Since the Cold War era, the U.S. government has invested national budgets to tell the truth to the people of totalitarian states such as the Soviet Union, East European countries, China, and North Korea. In contemporary terms, it has waged “cognitive warfare.” Instruments of the cognitive warfare have been the Voice of America (VOA), the Radio Free Europe (RFE), and the Radio Free Asia (RFA).

Journalists for these broadcasters have been given the independence to gather information on their own and write articles, rather than simply broadcasting government propaganda. They contributed greatly to the collapse of communist regimes in the Soviet Union and East Europe. Even since the end of the Cold War, the U.S. government has continued to communicate the truth to residents in China and North Korea through shortwave radio and websites in Chinese, Korean, Tibetan, Uyghur, and other languages.

Trump terminates funding for the VOA etc.

Upon returning to power, however, U.S. President Donald Trump signed an executive order on March 14 to terminate funding for these broadcasters, suspending the important cognitive warfare against totalitarian regimes. Since his first term as president, Trump has exerted pressure on the VOA and other broadcasters by claiming that they have been overly critical of his administration.

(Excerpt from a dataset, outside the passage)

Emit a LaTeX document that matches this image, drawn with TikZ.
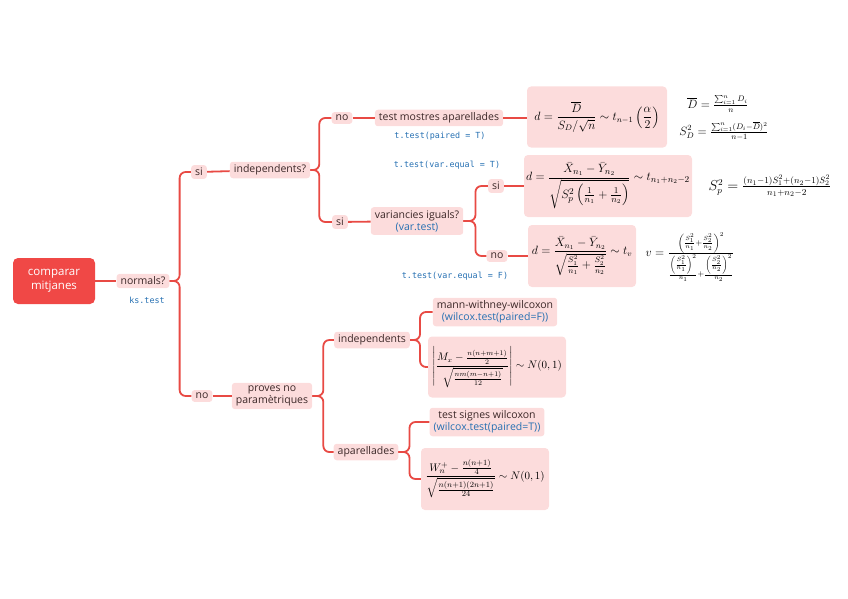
\documentclass[tikz,border=0pt]{standalone}
\usepackage{amsmath}
\usepackage{fontspec}
\setmainfont{Open Sans}
\setmonofont{DejaVu Sans Mono}
\definecolor{redc}{RGB}{232,74,68}
\definecolor{rootc}{RGB}{240,72,70}
\definecolor{pinkc}{RGB}{252,220,220}
\definecolor{bluec}{RGB}{38,112,178}
\definecolor{textc}{RGB}{60,40,40}
\tikzset{
  nd/.style={fill=pinkc, rounded corners=3pt, inner xsep=4pt, inner ysep=3pt, text=textc, font=\fontsize{10.5}{12}\selectfont, align=center},
  fbox/.style={fill=pinkc, rounded corners=4pt, inner sep=2pt, font=\fontsize{12}{14}\selectfont},
  conn/.style={draw=redc, line width=1.8pt, rounded corners=6pt},
  code/.style={text=bluec, font=\ttfamily\fontsize{8.4}{10}\selectfont},
  side/.style={font=\fontsize{12}{14}\selectfont, inner sep=0pt}
}
\begin{document}
\begin{tikzpicture}[x=1pt,y=-1pt]
\useasboundingbox (0,0) rectangle (848,599);
% root
\node[fill=rootc, rounded corners=5pt, text=white, minimum width=82pt, minimum height=46pt, align=center, font=\fontsize{11.5}{14}\selectfont] (root) at (54,281) {comparar\\mitjanes};
\node[nd] (normals) at (143,281) {normals?};
\node[code] (ks) at (147,300) {ks.test};
\node[nd] (si1) at (199,172) {si};
\node[nd] (no1) at (202,396) {no};
\node[nd] (ind) at (270,170) {independents?};
\node[nd] (no2) at (342,118) {no};
\node[nd] (tm) at (439,118) {test mostres aparellades};
\node[code] (tp) at (440,136) {t.test(paired = T)};
\node[fbox, minimum width=140pt, minimum height=61pt] (f1) at (597,117) {$\displaystyle d=\frac{\overline{D}}{S_D/\sqrt{n}}\sim t_{n-1}\left(\frac{\alpha}{2}\right)$};
\node[side] (dbar) at (718,104) {$\overline{D}=\frac{\sum_{i=1}^{n}D_i}{n}$};
\node[side] (sd) at (724,131) {$S_D^2=\frac{\sum_{i=1}^{n}(D_i-\overline{D})^2}{n-1}$};
\node[nd] (si2) at (340,222) {si};
\node[nd] (var) at (417,221) {variancies iguals?\\\textcolor{bluec}{(var.test)}};
\node[code] (tvt) at (447,165) {t.test(var.equal = T)};
\node[code] (tvf) at (455,276) {t.test(var.equal = F)};
\node[nd] (si3) at (496,186) {si};
\node[nd] (no3) at (497,256) {no};
\node[fbox, minimum width=168pt, minimum height=62pt, inner xsep=1pt, font=\fontsize{12.3}{14}\selectfont] (f2) at (608,186) {$\displaystyle d=\frac{\bar{X}_{n_1}-\bar{Y}_{n_2}}{\sqrt{S_p^2\left(\frac{1}{n_1}+\frac{1}{n_2}\right)}}\sim t_{n_1+n_2-2}$};
\node[side, font=\fontsize{13.5}{15}\selectfont] (sp) at (770,186) {$S_p^2=\frac{(n_1-1)S_1^2+(n_2-1)S_2^2}{n_1+n_2-2}$};
\node[fbox, minimum width=108pt, minimum height=62pt] (f3) at (582,256) {$\displaystyle d=\frac{\bar{X}_{n_1}-\bar{Y}_{n_2}}{\sqrt{\frac{S_1^2}{n_1}+\frac{S_2^2}{n_2}}}\sim t_v$};
\node[side] (nu) at (690,257) {$v=\frac{\left(\frac{S_1^2}{n_1}+\frac{S_2^2}{n_2}\right)^2}{\frac{\left(\frac{S_1^2}{n_1}\right)^2}{n_1}+\frac{\left(\frac{S_2^2}{n_2}\right)^2}{n_2}}$};
% lower half
\node[nd] (prov) at (272,396) {proves no\\param\`etriques};
\node[nd] (ind2) at (372,340) {independents};
\node[nd] (mann) at (495,312) {mann-withney-wilcoxon\\\textcolor{bluec}{(wilcox.test(paired=F))}};
\node[fbox, minimum width=138pt, minimum height=61pt, font=\fontsize{10.5}{12}\selectfont] (f4) at (497,367) {$\displaystyle \left|\frac{M_x-\frac{n(n+m+1)}{2}}{\sqrt{\frac{nm(m-n+1)}{12}}}\right|\sim N(0,1)$};
\node[nd] (apar) at (366,452) {aparellades};
\node[nd] (tsw) at (487,422) {test signes wilcoxon\\\textcolor{bluec}{(wilcox.test(paired=T))}};
\node[fbox, minimum width=128pt, minimum height=62pt, font=\fontsize{11}{13}\selectfont] (f5) at (485,479) {$\displaystyle \frac{W_n^+-\frac{n(n+1)}{4}}{\sqrt{\frac{n(n+1)(2n+1)}{24}}}\sim N(0,1)$};
% connectors
\draw[conn] (root) -- (normals);
\draw[conn] (normals.east) -- ++(10,0) |- (si1.west);
\draw[conn] (normals.east) -- ++(10,0) |- (no1.west);
\draw[conn] (si1) -- (ind);
\draw[conn] (ind.east) -- ++(9,0) |- (no2.west);
\draw[conn] (ind.east) -- ++(9,0) |- (si2.west);
\draw[conn] (no2) -- (tm);
\draw[conn] (tm.east) -- (f1.west |- tm.east);
\draw[conn] (si2) -- (var);
\draw[conn] (var.east) -- ++(12,0) |- (si3.west);
\draw[conn] (var.east) -- ++(12,0) |- (no3.west);
\draw[conn] (si3) -- (f2);
\draw[conn] (no3) -- (f3);
\draw[conn] (no1) -- (prov);
\draw[conn] (prov.east) -- ++(11,0) |- (ind2.west);
\draw[conn] (prov.east) -- ++(11,0) |- (apar.west);
\draw[conn] (ind2.east) -- ++(10,0) |- (mann.west);
\draw[conn] (ind2.east) -- ++(10,0) |- (f4.west);
\draw[conn] (apar.east) -- ++(11,0) |- (tsw.west);
\draw[conn] (apar.east) -- ++(11,0) |- (f5.west);
\end{tikzpicture}
\end{document}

The VOA placed all 1,300 employees on leave and suspended its activities. The RFA suspended Chinese, Tibetan, and Laotian language radio broadcasts, and drastically scaled back its Korean, Uyghur, Burmese, and Cambodian language radio broadcasts. It continues to disseminate news through its website and other channels modestly.

On April 22, the U.S. District Court in Washington ruled the Trump administration’s action as unlawful and ordered the administration to suspend the shutdown of the VOA and other government-funded media outlets and return their employees to work. The administration is expected to appeal the ruling, leaving the case unsolved.

Japan should start new broadcasting soon

In light of the above situation, I propose the Japanese government to take the lead in cognitive warfare in East Asia or the Indo-Pacific region.

Even after the collapse of Soviet Union and East European regimes, the Chinese Communist Party dictatorship and the hereditary dictatorship of North Korea have continued totalitarian rule and horrific human rights violations against their people, while shifting from class-based communism to a kind of fascism based on extreme ethnicity. Such violations have also affected Japanese citizens abducted by North Korea. Since the inauguration of the first Shinzo Abe administration in 2006, Japan has emphasized value-based diplomacy. Japan also initiated the concept of a “free and open Indo-Pacific” during the second Abe administration, winning the support from the United States.

However, cognitive warfare to tell the truth to people suffering under totalitarian rule has so far been the exclusive domain of the U.S. Japan has only been conducting shortwave broadcasts on a small-scale, aimed at rescuing Japanese abductees in North Korea. Meanwhile, the Japanese government has invested a large budget in activities to spread Japanese culture around the world. Japanese culture has already been overflowing in the world even without government support. From now on, the government should fund cognitive warfare, including history wars. It should promptly create a Voice of Japan modeled after the VOA and a Japanese-version Radio Free Asia.

Tsutomu Nishioka is a senior fellow and a Planning Committee member at the Japan Institute for National Fundamentals and a specially-appointed professor at Reitaku University. He covers South and North Koreas.